Un’azienda concludeva un contratto integrativo aziendale con le rappresentanze sindacale aziendali. Il contratto prevedeva un’inziale scadenza ma, di fatto, continuava ad essere applicato anche successivamente a tale scadenza.

In un successivo momento, l’azienda decideva di recedere da tale contratto con comunicazione inviata alle organizzazioni sindacali firmatarie del contratto. I lavoratori contestavano giudizialmente la legittimità di tale recesso invocando l’intangibilità dei diritti e dei trattamenti (sia normativi che economici) previsti dal contratto integrativo aziendale.

Le pretese dei lavoratori erano accolte dal Tribunale di primo grado. La sentenza veniva però ribaltata dalla Corte d’Appello di Ancona che, seguendo le tesi della Società, respingeva il ricorso dei lavoratori dichiarando non dovuti pro futuro (dal momento del recesso) i pagamenti degli elementi retributivi previsti dal contratto integrativo.

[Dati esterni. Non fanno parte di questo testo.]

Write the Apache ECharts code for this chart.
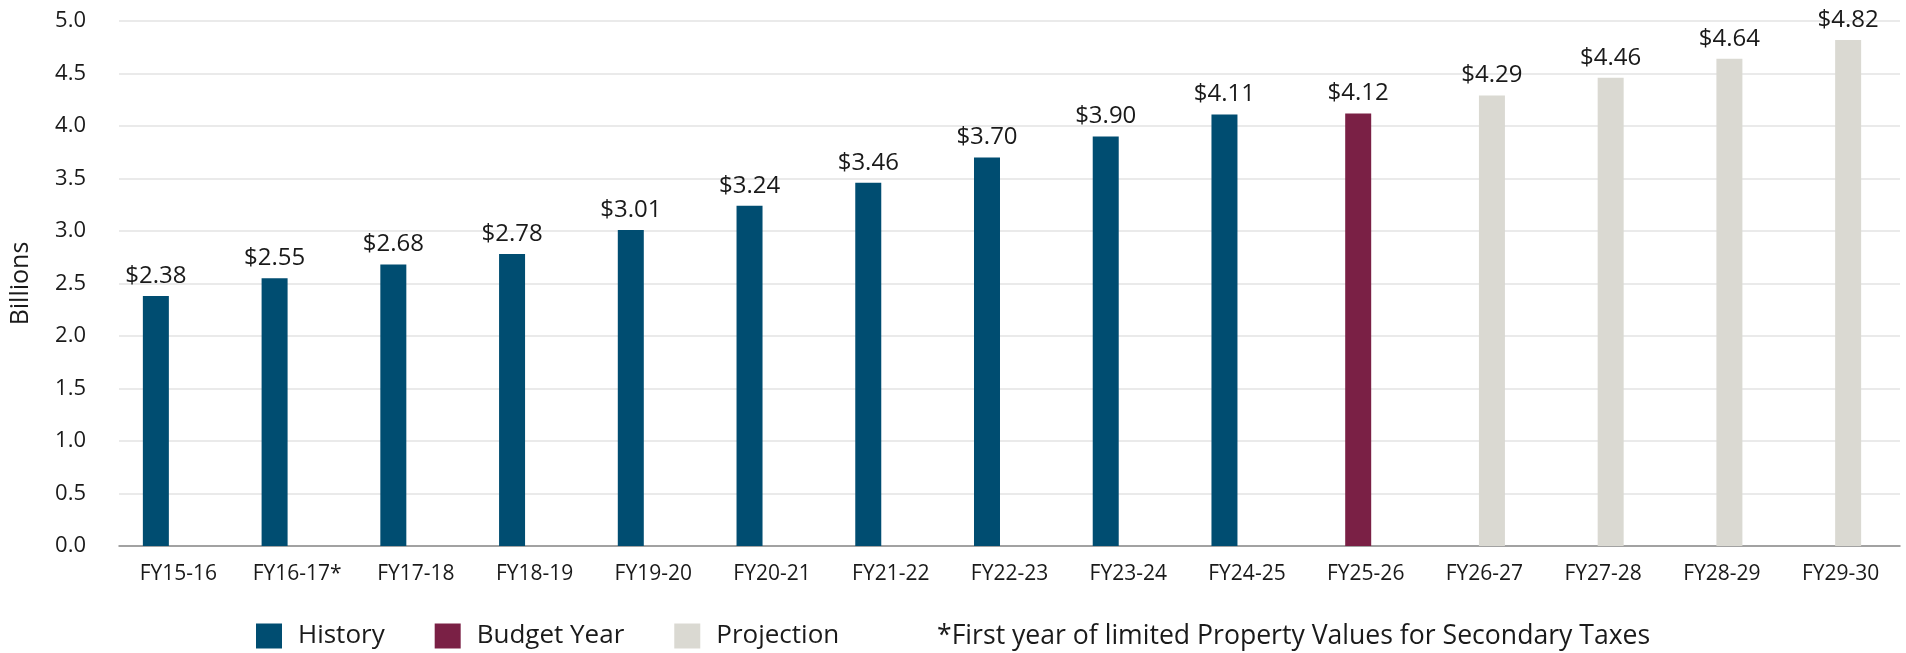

I lavoratori impugnavano la sentenza avanti alla Corte di Cassazione lamentando l’illegittimità o l’inefficacia del recesso datoriale rispetto a diritti accessori e prestazioni integrative che, a dire dei ricorrenti, rivestirebbero “il carattere di diritti quesiti non suscettibili di modifica nel tempo”.

La Corte di Cassazione, con la sentenza n. 14961/2022, rigettava il ricorso dei lavoratori. In particolare, la Suprema Corte riconosceva che la prosecuzione del contratto integrativo oltre il termine lo aveva reso un contratto senza un “predeterminato termine di efficacia”.

Alla luce di tale premessa, la Suprema Corte ha ribadito il principio per cui non sarebbe accettabile per l’ordinamento un vincolo perpetuo “perché finirebbe in tal caso per vanificarsi la causa e la funzione sociale della contrattazione collettiva, la cui disciplina, da sempre modellata su termini temporali non eccessivamente dilatati, deve parametrarsi su una realtà socio economica in continua evoluzione”.

Il recesso della Società era da considerare quindi legittimo e, di conseguenza, l’unico limite è rappresentato dai diritti dei lavoratori limitatamente a una “prestazione già resa o di una fase del rapporto già esaurita, e non anche quando vengano in rilievo delle mere aspettative sorte alla stregua della precedente più favorevole regolamentazione”.

Per la Cassazione, neppure la presunta natura “normativa” del contratto aziendale giustificherebbe il protrarsi dei pregressi anche per il futuro. Ciò in quanto “anche la cessazione degli effetti di una norma nei contratti di durata impedisce che essa possa continuare a trovare applicazione alla parte di rapporto che ricade nel vigore della regolazione successiva”.